The PC-Four have a long history trying to get the PC to recognize the workers union so that they can bargain for their rights and fair wages. The workers who clean the rooms, make the meals and run the hotel only get Rs. 7800 per month for nine hour shifts each day–after they’ve been working there for at least 14 years. A one night stay at the PC costs Rs. 20,000. The Pearl Continental Hotel Workers Union is already recognized by the courts, but the PC management refuses to accept the union or come to the negotiating table. The union, which is recognized by the workers of the PC as their bargaining unit, has issued two Charter of Demands, the standard list of workers demands which unions issue every two years to the employer as a starting point for negotiations. Both the 2004 and the 2006 Charter of Demands were never resolved as the PC failed to come to the negotiating table. Instead, the management of the PC constantly harassed the workers trying to terrorize them into rejecting their own union.

Why are the PC management’s actions illegal?

Pakistan’s labor law says that while negotiations about union demands are ongoing, the employer is NOT allowed to transfer or fire workers. All four workers are activists of a legally recognized union, the Pearl Continental Hotel Workers Union. The PC has chosen not to recognize the union and refuses to bargain or come to the negotiating table.

What evidence is there that the PC is violating workers’ rights and union-busting?

PC’s anti-union rampages have even been the subject of an investigation by the UN’s International Labour Organization (ILO).
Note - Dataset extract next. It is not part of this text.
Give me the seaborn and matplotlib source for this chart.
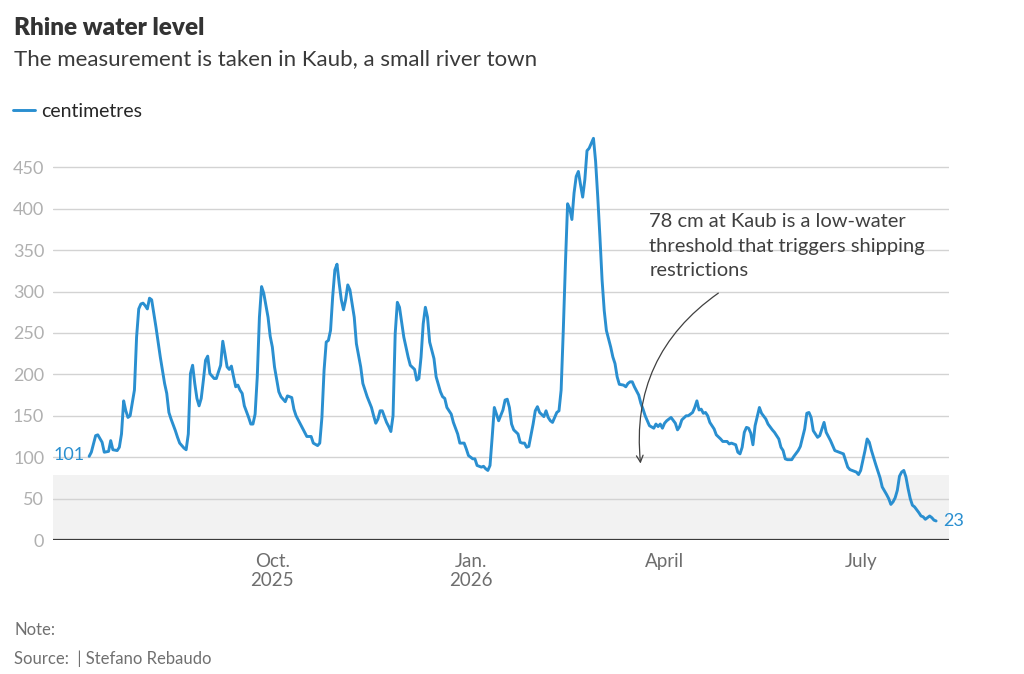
import pandas as pd
import matplotlib.pyplot as plt
import seaborn as sns

# daily readings at Kaub (cm)
dates = [
    "2025-07-08", "2025-07-09", "2025-07-11", "2025-07-12", "2025-07-14", "2025-07-15", "2025-07-17",
    "2025-07-18", "2025-07-19", "2025-07-21", "2025-07-22", "2025-07-23", "2025-07-24", "2025-07-25",
    "2025-07-26", "2025-07-27", "2025-07-29", "2025-07-30", "2025-07-31", "2025-08-01", "2025-08-02",
    "2025-08-03", "2025-08-04", "2025-08-05", "2025-08-06", "2025-08-08", "2025-08-10", "2025-08-12",
    "2025-08-13", "2025-08-14", "2025-08-15", "2025-08-17", "2025-08-18", "2025-08-19", "2025-08-21",
    "2025-08-22", "2025-08-23", "2025-08-24", "2025-08-25", "2025-08-26", "2025-08-27", "2025-08-28",
    "2025-08-29", "2025-08-30", "2025-08-31", "2025-09-01", "2025-09-02", "2025-09-04", "2025-09-05",
    "2025-09-07", "2025-09-08", "2025-09-09", "2025-09-10", "2025-09-11", "2025-09-12", "2025-09-13",
    "2025-09-14", "2025-09-15", "2025-09-16", "2025-09-17", "2025-09-18", "2025-09-20", "2025-09-21",
    "2025-09-22", "2025-09-23", "2025-09-24", "2025-09-25", "2025-09-26", "2025-09-27", "2025-09-29",
    "2025-09-30", "2025-10-01", "2025-10-02", "2025-10-04", "2025-10-05", "2025-10-07", "2025-10-08",
    "2025-10-10", "2025-10-11", "2025-10-12", "2025-10-14", "2025-10-16", "2025-10-17", "2025-10-19",
    "2025-10-20", "2025-10-22", "2025-10-23", "2025-10-24", "2025-10-25", "2025-10-26", "2025-10-27",
    "2025-10-28", "2025-10-29", "2025-10-30", "2025-10-31", "2025-11-01", "2025-11-02", "2025-11-03",
    "2025-11-04", "2025-11-05", "2025-11-06", "2025-11-08", "2025-11-09", "2025-11-11", "2025-11-12",
    "2025-11-14", "2025-11-16", "2025-11-17", "2025-11-18", "2025-11-19", "2025-11-20", "2025-11-21",
    "2025-11-23", "2025-11-24", "2025-11-25", "2025-11-26", "2025-11-27", "2025-11-28", "2025-11-29",
    "2025-12-01", "2025-12-02", "2025-12-03", "2025-12-04", "2025-12-06", "2025-12-07", "2025-12-08",
    "2025-12-09", "2025-12-10", "2025-12-11", "2025-12-12", "2025-12-13", "2025-12-15", "2025-12-16",
    "2025-12-18", "2025-12-19", "2025-12-20", "2025-12-21", "2025-12-23", "2025-12-24", "2025-12-26",
    "2025-12-27", "2025-12-29", "2025-12-30", "2025-12-31", "2026-01-02", "2026-01-03", "2026-01-04",
    "2026-01-06", "2026-01-07", "2026-01-08", "2026-01-09", "2026-01-10", "2026-01-11", "2026-01-12",
    "2026-01-13", "2026-01-14", "2026-01-16", "2026-01-17", "2026-01-18", "2026-01-19", "2026-01-20",
    "2026-01-21", "2026-01-23", "2026-01-24", "2026-01-25", "2026-01-26", "2026-01-27", "2026-01-28",
    "2026-01-30", "2026-01-31", "2026-02-01", "2026-02-02", "2026-02-04", "2026-02-05", "2026-02-06",
    "2026-02-07", "2026-02-08", "2026-02-09", "2026-02-10", "2026-02-11", "2026-02-12", "2026-02-13",
    "2026-02-14", "2026-02-15", "2026-02-16", "2026-02-17", "2026-02-18", "2026-02-19", "2026-02-20",
    "2026-02-21", "2026-02-22", "2026-02-23", "2026-02-24", "2026-02-25", "2026-02-26", "2026-02-27",
    "2026-02-28", "2026-03-01", "2026-03-02", "2026-03-03", "2026-03-04", "2026-03-05", "2026-03-07",
    "2026-03-08", "2026-03-09", "2026-03-10", "2026-03-11", "2026-03-13", "2026-03-14", "2026-03-15",
    "2026-03-16", "2026-03-17", "2026-03-18", "2026-03-20", "2026-03-21", "2026-03-22", "2026-03-23",
    "2026-03-24", "2026-03-25", "2026-03-27", "2026-03-28", "2026-03-29", "2026-03-30", "2026-03-31",
    "2026-04-01", "2026-04-02", "2026-04-04", "2026-04-06", "2026-04-07", "2026-04-08", "2026-04-09",
    "2026-04-11", "2026-04-12", "2026-04-14", "2026-04-15", "2026-04-16", "2026-04-17", "2026-04-18",
    "2026-04-19", "2026-04-20", "2026-04-21", "2026-04-22", "2026-04-24", "2026-04-25", "2026-04-27",
    "2026-04-28", "2026-04-30", "2026-05-01", "2026-05-02", "2026-05-04", "2026-05-05", "2026-05-06",
    "2026-05-07", "2026-05-08", "2026-05-09", "2026-05-10", "2026-05-11", "2026-05-12", "2026-05-13",
    "2026-05-14", "2026-05-15", "2026-05-16", "2026-05-18", "2026-05-19", "2026-05-21", "2026-05-22",
    "2026-05-24", "2026-05-25", "2026-05-26", "2026-05-27", "2026-05-28", "2026-05-30", "2026-05-31",
    "2026-06-02", "2026-06-03", "2026-06-05", "2026-06-06", "2026-06-07", "2026-06-08", "2026-06-09",
    "2026-06-11", "2026-06-12", "2026-06-13", "2026-06-14", "2026-06-15", "2026-06-17", "2026-06-18",
    "2026-06-19", "2026-06-20", "2026-06-22", "2026-06-23", "2026-06-24", "2026-06-25", "2026-06-26",
    "2026-06-28", "2026-06-29", "2026-06-30", "2026-07-01", "2026-07-02", "2026-07-03", "2026-07-04",
    "2026-07-05", "2026-07-06", "2026-07-08", "2026-07-10", "2026-07-11", "2026-07-13", "2026-07-14",
    "2026-07-15", "2026-07-16", "2026-07-17", "2026-07-18", "2026-07-19", "2026-07-20", "2026-07-21",
    "2026-07-22", "2026-07-23", "2026-07-24", "2026-07-25", "2026-07-26", "2026-07-28", "2026-07-29",
    "2026-07-30", "2026-07-31", "2026-08-01", "2026-08-02", "2026-08-03", "2026-08-04", "2026-08-05",
]
level = [
    101, 106, 126, 127, 118, 106, 107, 120, 109, 108, 112, 128, 168, 156,
    148, 150, 181, 245, 279, 285, 286, 283, 279, 292, 290, 257, 221, 189,
    177, 154, 146, 132, 124, 117, 111, 109, 128, 201, 211, 189, 171, 162,
    171, 193, 217, 222, 201, 195, 195, 211, 240, 225, 209, 206, 210, 197,
    185, 187, 181, 177, 162, 148, 140, 140, 152, 197, 269, 306, 298, 269,
    246, 233, 209, 179, 173, 167, 174, 172, 158, 150, 140, 130, 125, 125,
    117, 114, 117, 148, 205, 239, 241, 253, 294, 326, 333, 310, 290, 278,
    290, 308, 302, 269, 237, 209, 189, 173, 160, 150, 141, 146, 156, 156,
    142, 137, 131, 150, 249, 287, 281, 245, 233, 221, 211, 206, 193, 195,
    221, 261, 281, 269, 239, 219, 197, 179, 173, 171, 160, 152, 142, 128,
    117, 117, 110, 102, 98, 98, 90, 88, 89, 86, 84, 90, 124, 160,
    152, 144, 157, 169, 170, 160, 140, 133, 128, 118, 117, 117, 112, 113,
    140, 156, 161, 154, 149, 156, 148, 144, 142, 148, 154, 156, 181, 253,
    334, 406, 400, 387, 419, 439, 445, 429, 414, 435, 470, 473, 479, 485,
    457, 414, 366, 314, 277, 253, 233, 221, 213, 197, 188, 187, 185, 189,
    191, 191, 185, 175, 165, 158, 150, 144, 138, 135, 140, 137, 140, 135,
    141, 144, 148, 141, 133, 137, 145, 150, 150, 154, 160, 168, 157, 158,
    153, 154, 150, 142, 134, 127, 122, 119, 119, 116, 117, 115, 106, 104,
    112, 130, 136, 135, 129, 115, 138, 149, 160, 153, 146, 140, 133, 130,
    122, 112, 108, 98, 97, 97, 101, 108, 113, 134, 153, 154, 148, 132,
    124, 126, 134, 142, 130, 120, 114, 108, 107, 105, 104, 96, 88, 85,
    83, 82, 79, 84, 96, 108, 122, 118, 108, 91, 75, 64, 55, 50,
    43, 46, 51, 60, 77, 82, 84, 76, 62, 50, 42, 40, 33, 29,
    28, 25, 27, 29, 27, 24, 23,
]

threshold = 78
tick_dates = ["2025-10-01", "2026-01-01", "2026-04-01", "2026-07-01"]
tick_labels = ["Oct.\n2025", "Jan.\n2026", "April", "July"]

BLUE = "#2a8fd0"

df = pd.DataFrame({"date": pd.to_datetime(dates), "level": level})

sns.set_theme(style="white")
plt.rcParams["font.family"] = ["Lato", "DejaVu Sans"]

fig = plt.figure(figsize=(10.24, 6.74), dpi=100)
ax = fig.add_axes([0.0513, 0.1988, 0.8755, 0.6144])

# low-water zone below the threshold
ax.axhspan(0, threshold, color="#f2f2f2", zorder=0, lw=0)

sns.lineplot(data=df, x="date", y="level", color=BLUE, linewidth=2.1,
             ax=ax, label="centimetres", zorder=3)

ax.set_xlim(pd.Timestamp("2025-06-21"), pd.Timestamp("2026-08-11"))
ax.set_ylim(0, 500)
ax.set_yticks(range(0, 451, 50))
ax.grid(axis="y", color="#d3d3d3", linewidth=1.0)
ax.grid(axis="x", visible=False)
ax.set_axisbelow(True)
ax.axhline(0, color="#3a3a3a", linewidth=1.6, zorder=4)
for s in ax.spines.values():
    s.set_visible(False)

ax.set_xticks(pd.to_datetime(tick_dates))
ax.set_xticklabels(tick_labels)
ax.tick_params(axis="x", length=0, pad=9, labelsize=13.5, labelcolor="#6e6e6e")
ax.tick_params(axis="y", length=0, pad=6, labelsize=13, labelcolor="#b0b0b0")
ax.set_xlabel("")
ax.set_ylabel("")

# first / last value labels
ax.annotate(str(level[0]), xy=(df["date"].iloc[0], level[0]), xytext=(-3, 1),
            textcoords="offset points", ha="right", va="center",
            color=BLUE, fontsize=13)
ax.annotate(str(level[-1]), xy=(df["date"].iloc[-1], level[-1]), xytext=(5, 0),
            textcoords="offset points", ha="left", va="center",
            color=BLUE, fontsize=13)

# note about the threshold
ax.text(pd.Timestamp("2026-03-25"), 395,
        "78 cm at Kaub is a low-water\nthreshold that triggers shipping\nrestrictions",
        ha="left", va="top", fontsize=14.5, color="#404040", linespacing=1.55, zorder=5)
ax.annotate("", xy=(pd.Timestamp("2026-03-21"), 89), xytext=(pd.Timestamp("2026-04-27"), 300),
            arrowprops=dict(arrowstyle="->", color="#404040", lw=0.9,
                            connectionstyle="arc3,rad=0.3"), zorder=5)

ax.legend_.remove()
fig.legend(loc="center left", bbox_to_anchor=(-0.004, 0.835), frameon=False,
           handlelength=1.1, handletextpad=0.35, prop={"size": 14})

fig.text(0.0137, 0.959, "Rhine water level", fontsize=17.5, fontweight="heavy",
         color="#333333", va="center")
fig.text(0.0137, 0.912, "The measurement is taken in Kaub, a small river town",
         fontsize=16, color="#3a3a3a", va="center")
fig.text(0.0137, 0.065, "Note:", fontsize=12, color="#707070", va="center")
fig.text(0.0137, 0.022, "Source:  | Stefano Rebaudo", fontsize=12,
         color="#707070", va="center")

fig.savefig("out.png", dpi=100)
The investigation concluded that “grave violations of union rights had been committed by the hotel management and local authorities.” ILO requested the government to fully investigate the detention and take other actions. The NGO, PILER, the International Food Union and the Labor Party of Pakistan (LPP) have all supported the workers.

The current Human Resources Director at the PC is a retired Major Zia Jan who came to the PC after busting a union at the Karachi Electric Supply Company (KESC). Major Zia recently told the striking workers that they ought to be ashamed of themselves for fighting the PC.

Who are the PC-Four?

Mohammad Noor, President of the PC Hotel Workers Union
Job at PC: Storekeeper since 1987
He has a family with 4 children to support.

Shah Nawaz, Vice President of the PC Hotel Workers Union
Job at PC: Houseman for 20 + years
He has a family with 5 children to support.

Rao Mohammad Ashfaq, union activist of the PC Hotel Workers Union
Job at PC: Store cleaner for 21  years
He has a family with 4 children to support.

Ubaid ur-Rehman, union activist of the PC Hotel Workers Union
Job at PC: Waiter for 20 years
He has a family with 3 children to support.